From the Consultation on Integrated Communities:
Question 7. The Green Paper proposes measures to ensure that all children and young people are prepared for life in modern Britain and have the opportunity for meaningful social mixing with those from different backgrounds. Do you agree with this approach?
Response:
From reports in the press, we see that parents have got to the point where they feel they have no choice but to withdraw their children from schools on account of the bullying. Families are bored of the cant about schools managing bullying. They know it doesn't happen, that their children are suffering and that the only way to protect their children is to speak with their feet.
We need to start being properly creative about educational provision. Look how Finland has done so well in the educational tables recently by thinking outside the box, NOT forcing children to do more and more work until they become completely disaffected and quite possibly take out their frustrations by bullying others. Instead the Finnish schooling system reduces the number of exams, tests and hours worked, and allows young people to learn in a respectful, genuinely nurturing space.
Despite doing far fewer hours in school, these young Finns speak a number of languages other than their own fluently. It would be worth finding out how that is done as this could doubtless help with integration.
Continuing in the vein of reducing pressures to enable good learning, we should consider raising the age at which schooling is compulsory. It is clear that a later start actually advantages learners and generations of home educators who have not been forced to read from too young an age can now testify to the fact that learning to read later, anything from age 8 to 13 does NOT limit them in any way, and in fact, later readers often have extremely high reading levels and achieve this in the space of a couple of months. ie: they start to learn to read when they are ready and learn extremely quickly as a result.
We should also be considering altering the timing of the school day to suit the users. Most teens function far more effectively later in the day than most adults, a hangover from our evolutionary past which means that genes alter the teen body clock so that they can stay up all night to protect the tribe. We really are missing a trick here, as we could massively improve outcomes if we just were a little bit creative about altering start and finish times of the school day:
This may be an American site, but the argument holds eg:
"When Jackson Hole High School in Wyoming shifted its start time to 8:55 a.m., the number of car crashes involving teenage drivers dropped by 70%
Switching middle school start times by 30 minutes or more to after 8 a.m. in Wake County, NC was associated with increased math and reading test scores, with disadvantaged students benefiting most.
A study at the US Air Force Academy showed first-year students starting classes after 8 a.m. performed better not only in their first classes but throughout the day.
A report published by The Brookings Institution associated a significant increase in test scores with later middle and high school start times, with benefits roughly twice as great in disadvantaged students.
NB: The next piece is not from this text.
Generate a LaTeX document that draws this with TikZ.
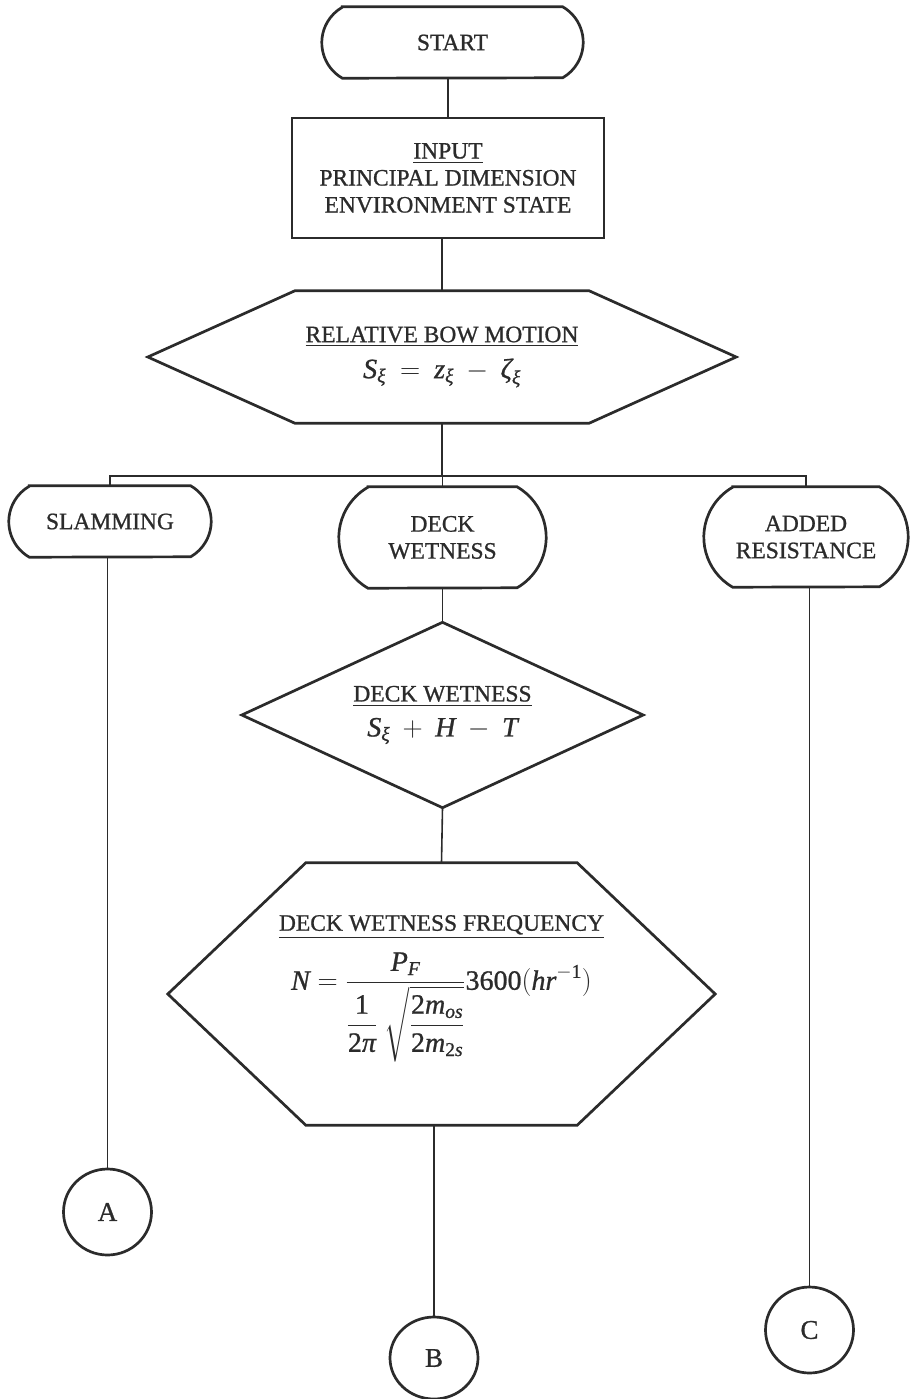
\RequirePackage{fix-cm}
\documentclass[tikz,border=0pt]{standalone}
\usepackage{amsmath}
\usepackage{fontspec}
\setmainfont{Liberation Serif}[FakeBold=0.9]
\usetikzlibrary{calc,shapes.geometric}

\definecolor{ink}{HTML}{2B2B2B}

\tikzset{
  every node/.style={text=ink, align=center, inner sep=0pt,
    font=\fontsize{23.5}{27}\selectfont},
  box/.style={rectangle, draw=none},
  frame/.style={draw=ink, line width=2.7pt, line join=miter},
  link/.style={draw=ink, line width=1.6pt},
  connector/.style={ellipse, draw=ink, line width=2.7pt,
    minimum width=88pt, minimum height=86pt, font=\fontsize{27}{30}\selectfont}
}

\newcommand\formulasize{\fontsize{28}{33}\selectfont}
% italic and upright symbols in formulas, taken from the text font
\newcommand\mi[1]{\textit{#1}}
\newcommand\nm[1]{\textrm{#1}}

% terminal outline: straight top and bottom, 120-degree arcs at the ends
\newcommand\termframe[2]{%
  \pgfmathsetmacro\frmr{#2/sqrt(3)}%
  \pgfmathsetmacro\frmb{\frmr/2}%
  \draw[frame] ($(#1.north west)+(\frmb pt,0pt)$) -- ($(#1.north east)+(-\frmb pt,0pt)$)
    arc[start angle=60, end angle=-60, radius=\frmr pt]
    -- ($(#1.south west)+(\frmb pt,0pt)$)
    arc[start angle=240, end angle=120, radius=\frmr pt] -- cycle;}

% hexagon outline with pointed left and right ends
\newcommand\hexframe[2]{%
  \draw[frame] (#1.west) -- ($(#1.north west)+(#2pt,0pt)$)
    -- ($(#1.north east)+(-#2pt,0pt)$) -- (#1.east)
    -- ($(#1.south east)+(-#2pt,0pt)$) -- ($(#1.south west)+(#2pt,0pt)$) -- cycle;}

\begin{document}
\begin{tikzpicture}[x=1pt, y=1pt]
\useasboundingbox (0,0) rectangle (911,-1399);

% start and input
\node[box, minimum width=261pt, minimum height=71pt] (start) at (452.5,-42.5) {START};
\termframe{start}{71}

\node[box, frame, minimum width=312pt, minimum height=120pt] (input) at (448,-178)
  {\underline{INPUT}\\PRINCIPAL DIMENSION\\ENVIRONMENT STATE};

% relative bow motion
\node[box, minimum width=588pt, minimum height=132pt] (rbm) at (442,-357)
  {\underline{RELATIVE BOW MOTION}\\[9pt]
   {\formulasize$\mi{S}_{\mi{ξ}} \:=\: \mi{z}_{\mi{ξ}} \:-\: \mi{ζ}_{\mi{ξ}}$}};
\hexframe{rbm}{147}

% three responses
\node[box, minimum width=202pt, minimum height=71pt] (slam) at (110,-521.5) {SLAMMING};
\termframe{slam}{71}

\node[box, minimum width=207pt, minimum height=101pt] (deck) at (442.5,-537.5) {DECK\\WETNESS};
\termframe{deck}{101}

\node[box, minimum width=204pt, minimum height=100pt] (added) at (806,-537) {ADDED\\RESISTANCE};
\termframe{added}{100}

% deck wetness criterion
\node[box, minimum width=401pt, minimum height=185pt] (dwd) at (442.5,-715)
  {\underline{DECK WETNESS}\\[8pt]{\formulasize$\mi{S}_{\mi{ξ}} \:+\: \mi{H} \:-\: \mi{T}$}};
\draw[frame] (dwd.north) -- (dwd.east) -- (dwd.south) -- (dwd.west) -- cycle;

% deck wetness frequency
\node[box, minimum width=547pt, minimum height=262pt] (dwf) at (441.5,-994)
  {\underline{DECK WETNESS FREQUENCY}\\[12pt]
   {\formulasize$\displaystyle \mi{N} = \frac{\mi{P}_{\mi{F}}}
      {\dfrac{\nm{1}}{\nm{2}\mi{π}}\;\sqrt{\dfrac{\nm{2}\mi{m}_{\mi{os}}}{\nm{2}\mi{m}_{\nm{2}\mi{s}}}}}
      \nm{3600}(\mi{hr}^{-\nm{1}})$}\\[10pt]\mbox{}};
\hexframe{dwf}{138}

% off-page connectors
\node[connector] (A) at (107.5,-1212) {A};
\node[connector, minimum height=82pt] (B) at (434,-1358) {B};
\node[connector] (C) at (809.5,-1330) {C};

% flow lines
\coordinate (bus) at (0,-476);
\draw[link] (input.north) -- (input.north |- start.south);
\draw[link] (rbm.north) -- (rbm.north |- input.south);
\draw[link] (rbm.south) -- (rbm.south |- bus);
\draw[link] (slam.north) |- (bus -| added.north) -- (added.north);
\draw[link] (deck.north) -- (deck.north |- bus);
\draw[link] (deck.south) -- (dwd.north);
\draw[link] (dwd.south) -- (dwf.north);
\draw[link] (A.north) -- (A.north |- slam.south);
\draw[link] (B.north) -- (B.north |- dwf.south);
\draw[link] (C.north) -- (C.north |- added.south);
\end{tikzpicture}
\end{document}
The Brookings report also estimated that later high school start times create a lifetime earnings gain of $17,500 per student with a school system cost of $0.00 to $1,950 per student, a benefit-to-cost ratio of 9:1 or better."
When you take the pressure off children in this sort of a way, whilst still maintaining an advisory role, bullying is also dramatically reduced.
Furthermore, adults, teachers and schools would in this way actually provide a genuine example of a tolerant, nurturing, enabling society instead of one that is based on one-upmanship and ruthless competition which so often results in bullying.
But we needn't limit our vision to what we can do about changing the school environment for the better. We should also looking to make Education Other than at School (EOTAS) a far bigger and better and brighter thing than it is now. We should be looking to models of how to do it that blend all manner of influences,
Virtual schools,
Red Balloon of the Air
Hospital Schools
Mixing this with wisdoms from Finnish Education.
As regards children going missing once they have either been excluded or have deregistered, schools are already required to notify local authorities of the removal of the child from the school roll, so the whereabouts of the child should not be a mystery. The notification process just has to happen on a more reliable basis.
If a child is placed in an unregistered school, and Ofsted cannot deal with it, either social work teams - in the case of a child at risk of abuse, or the LA Education Officer - in the case of a child who is not in receipt of a suitable education, already has sufficient legislative powers to deal with this situation. Give social work teams more money to cope with their workload. Don't bother chasing law abiding HEors until you have sufficient resources to be dealing with the likes of Rotherham, Rochdale, Telford, Derby and Oxford.